Despite being raised in a relatively repressive situation – being forced into an awful marriage and basically treated as her mother-in-law’s personal slave – Lindo has a strong sense of self. Crying on the day of her wedding, Lindo realizes her own personal value that cannot be diluted. She also recognizes her own genuine inner thoughts, which other people could not see. She decides that her inner thoughts are like the wind, powerful even though they are invisible.
For her entire life Lindo holds on to the metaphor of the wind’s invisible strength and uses it as a way to know her value, and keep her plans and intentions hidden while waiting for the right moment to strike.
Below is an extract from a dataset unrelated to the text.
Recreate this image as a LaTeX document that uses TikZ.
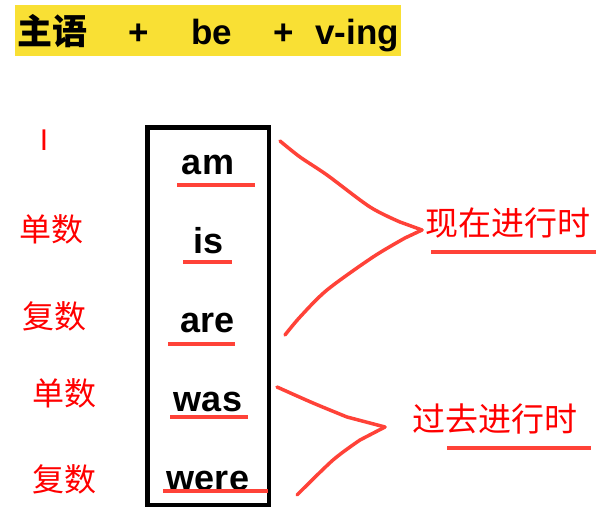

This quality of Lindo allows her to be tricky and take advantage of opportunities when they present themselves.
All of Lindo’s characteristics are in line with her being born in the year of the horse and as member of the Sun clan. The horse is strong and a hard worker. The Sun clan (her maiden name is Sun) is known for its "smart people, very strong, tricky, and famous for winning wars." That’s Lindo in a nutshell.
Lindo’s greatest wish for her daughter was that Waverly would have "American circumstances and Chinese character." However, Lindo doesn’t think she achieved this goal, it might not be something that any mother can give their children.
Lindo is pleased that Waverly has had American opportunities, and doesn’t have to be satisfied with the life she was born into. But Waverly lacks Chinese character; Waverly doesn’t really respect her mother, she rarely listens to Lindo, and Lindo even thinks Waverly is ashamed of her. Lindo also thinks that Waverly doesn’t know the meaning of a promise, which is a serious criticism coming form a woman to stuck it out in a bad marriage during her youth in order to fulfill a promise to her parents.
But Lindo also sees many similarities between herself and her daughter. The two of them have similar faces – all the way down to their crooked noses – and therefore similar fortunes. Lindo also comes to realize that while her daughter is definitely not Chinese, she herself is no longer completely Chinese either. Lindo, just like her daughter, is two-faced – both Chinese and American.